Well, I suppose I’d argue that the alliterative ‘Turin’ is (in these sections) invalidated by principle 2, as it does not represent Tolkien’s ‘latest ideas’. I do understand where you’re coming from, though, and I suppose one could argue from your side that as long as the earlier material (the lay in this case) does not contradict the later material, it is not invalidated by principle 2, even if the later material contains a full account of Tolkien’s latest ideas.

But I think a reasonable counter-argument would be that the relevant portions of the lay are contradicted, implicitly, by the Narn. In many cases we must make the difficult judgement of whether a certain detail that appears in an early source but not in a late one was rejected by Tolkien or merely omitted. When the late text we’re dealing with is the Quenta Silmarillion or the Annals, it’s often easy to argue that the detail in question was merely omitted due to compression of the narrative (hence, our retention of the mechanical dragons for example).
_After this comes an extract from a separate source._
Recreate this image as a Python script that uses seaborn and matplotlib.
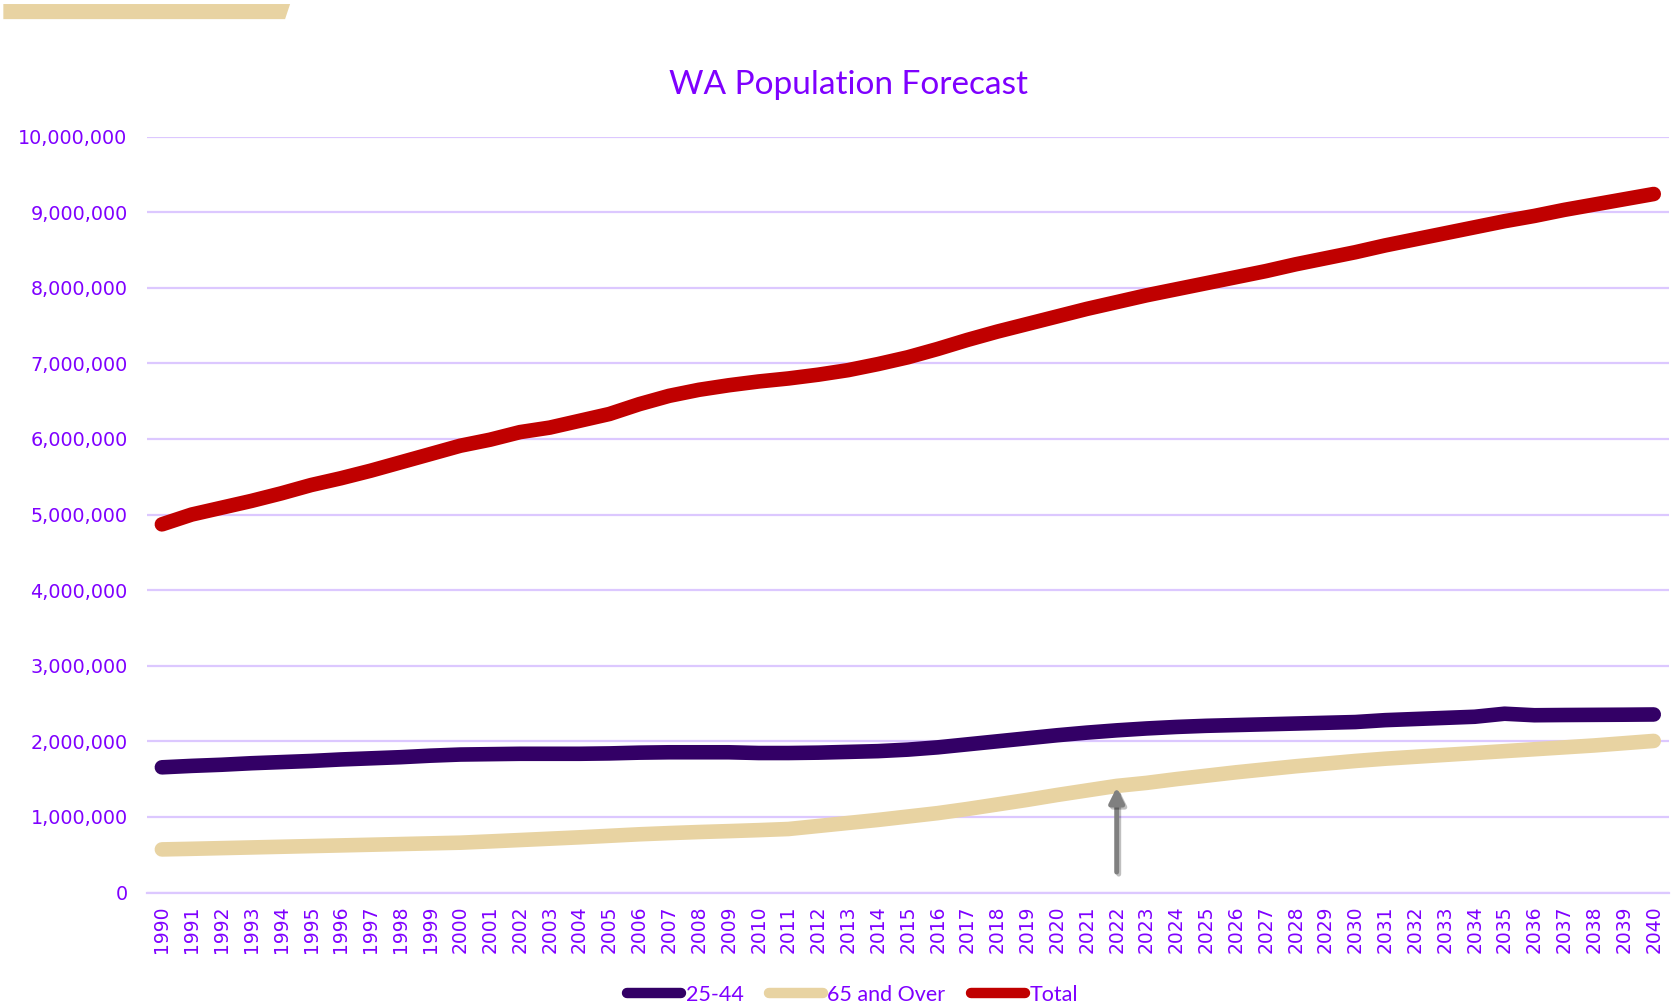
import numpy as np
import pandas as pd
import matplotlib
matplotlib.use("Agg")
import matplotlib.pyplot as plt
import seaborn as sns
from matplotlib.patches import Polygon
from matplotlib.ticker import FuncFormatter, FixedLocator
import matplotlib.patheffects as pe

# valores (milhoes)
anos = list(range(1990, 2041))
total = [4.87, 5.00, 5.09, 5.18, 5.28, 5.39, 5.48, 5.58, 5.69, 5.80,
         5.91, 5.99, 6.09, 6.15, 6.24, 6.33, 6.46, 6.57, 6.65, 6.71,
         6.76, 6.80, 6.85, 6.91, 6.99, 7.08, 7.19, 7.31, 7.42, 7.52,
         7.62, 7.72, 7.81, 7.90, 7.98, 8.06, 8.14, 8.22, 8.31, 8.39,
         8.47, 8.56, 8.64, 8.72, 8.80, 8.88, 8.95, 9.03, 9.10, 9.17,
         9.24]
faixa_25_44 = [1.656, 1.675, 1.69, 1.71, 1.725, 1.74, 1.76, 1.775, 1.79, 1.81,
               1.825, 1.83, 1.835, 1.835, 1.835, 1.84, 1.85, 1.855, 1.855, 1.855,
               1.845, 1.845, 1.85, 1.86, 1.87, 1.89, 1.92, 1.96, 2.00, 2.04,
               2.08, 2.115, 2.145, 2.17, 2.19, 2.205, 2.215, 2.225, 2.235, 2.245,
               2.255, 2.28, 2.295, 2.31, 2.325, 2.365, 2.345, 2.348, 2.35, 2.352,
               2.355]
faixa_65 = [0.57, 0.578, 0.587, 0.596, 0.605, 0.614, 0.623, 0.632, 0.641, 0.65,
            0.659, 0.676, 0.694, 0.712, 0.73, 0.75, 0.77, 0.786, 0.80, 0.812,
            0.825, 0.84, 0.88, 0.92, 0.96, 1.005, 1.05, 1.105, 1.165, 1.225,
            1.29, 1.35, 1.41, 1.45, 1.50, 1.545, 1.59, 1.63, 1.67, 1.705,
            1.74, 1.77, 1.795, 1.82, 1.845, 1.87, 1.895, 1.92, 1.945, 1.975,
            2.005]
series = ["25-44", "65 and Over", "Total"]
cores = ["#330066", "#E8D3A2", "#C00000"]
seta_ano = 2022
seta_base, seta_ponta = 0.27e6, 1.39e6

df = pd.DataFrame({"ano": anos * 3,
                   "pop": np.array(faixa_25_44 + faixa_65 + total) * 1e6,
                   "serie": sum([[s] * len(anos) for s in series], [])})

roxo = "#7F00FF"
lavanda = "#DCC8FF"

sns.set_style("white")
plt.rcParams["font.family"] = ["DejaVu Sans"]

fig = plt.figure(figsize=(16.72, 10.07), dpi=100)
ax = fig.add_axes([0.0879, 0.1137, 0.9101, 0.7507])

sns.lineplot(data=df, x="ano", y="pop", hue="serie", hue_order=series,
             palette=cores, linewidth=10.5, ax=ax, legend=True,
             solid_capstyle="round", solid_joinstyle="round")

ax.set_xlim(1989.5, 2040.5)
ax.set_ylim(0, 10e6)
ax.set_yticks(np.arange(0, 10.1e6, 1e6))
ax.yaxis.set_major_formatter(FuncFormatter(lambda v, p: f"{int(v):,}"))
ax.set_xticks(anos)
ax.set_xticklabels([str(a) for a in anos], rotation=90)
ax.xaxis.set_minor_locator(FixedLocator(np.arange(1989.5, 2041, 1)))
ax.tick_params(axis="x", which="major", length=0, pad=9, labelsize=13.5, labelcolor=roxo)
ax.tick_params(axis="x", which="minor", length=7, width=1.3, color=lavanda)
ax.tick_params(axis="y", length=0, pad=14, labelsize=13.8, labelcolor=roxo)
ax.grid(axis="y", color=lavanda, linewidth=1.6)
ax.set_axisbelow(True)
for s in ["left", "right", "top"]:
    ax.spines[s].set_visible(False)
ax.spines["bottom"].set_color(lavanda)
ax.spines["bottom"].set_linewidth(1.6)
ax.set_xlabel("")
ax.set_ylabel("")

fig.text(0.5075, 0.916, "WA Population Forecast", ha="center", va="center",
         fontsize=24, color=roxo, family=["Lato", "DejaVu Sans"])

# seta cinza
ax.annotate("", xy=(seta_ano, seta_ponta), xytext=(seta_ano, seta_base),
            arrowprops=dict(arrowstyle="-|>", color="#808080", lw=3.5,
                            mutation_scale=22, shrinkA=0, shrinkB=0,
                            path_effects=[pe.SimpleLineShadow(offset=(1.5, -1.5), alpha=0.25),
                                          pe.Normal()]))

handles, labels = ax.get_legend_handles_labels()
ax.get_legend().remove()
leg = fig.legend(handles, labels, loc="center", bbox_to_anchor=(0.51, 0.012), ncol=3,
                 frameon=False, handlelength=2.5, handletextpad=0.2,
                 columnspacing=1.2, borderpad=0,
                 prop={"family": ["Lato", "DejaVu Sans"], "size": 15.5})
for h in leg.get_lines():
    h.set_linewidth(7.5)
    h.set_solid_capstyle("round")
for t in leg.get_texts():
    t.set_color(roxo)

# faixa decorativa no canto
fig.patches.append(Polygon([[0.002, 0.996], [0.1735, 0.996], [0.1705, 0.981], [0.002, 0.981]],
                           closed=True, transform=fig.transFigure, facecolor="#E8D3A2",
                           edgecolor="none"))

plt.savefig("out.png", dpi=100)
plt.close()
But here, the late text is the full ‘Narn i Chin Hurin’, the long version of the longest tale of the Elder Days and intended, as we may suppose from ‘Aelfwine and Dirhaval’, as a prose translation of the same primary source that the old lay was supposed to be verse translation of. It seems, then, very reasonable to me to think that when Tolkien omitted a detail that was found in the alliterative lay, it was because he had rejected it.

Despite this argument, I’m still of two minds about this and, to be honest, there are some lovely details in the passages of the lay you excerpt. Maybe we need a third opinion on this (Maedhros, if you happen by here, perhaps you could give us your thoughts?)

I plan to have a look at all the Androg-related material this evening and will post on that as soon as I’ve looked over it.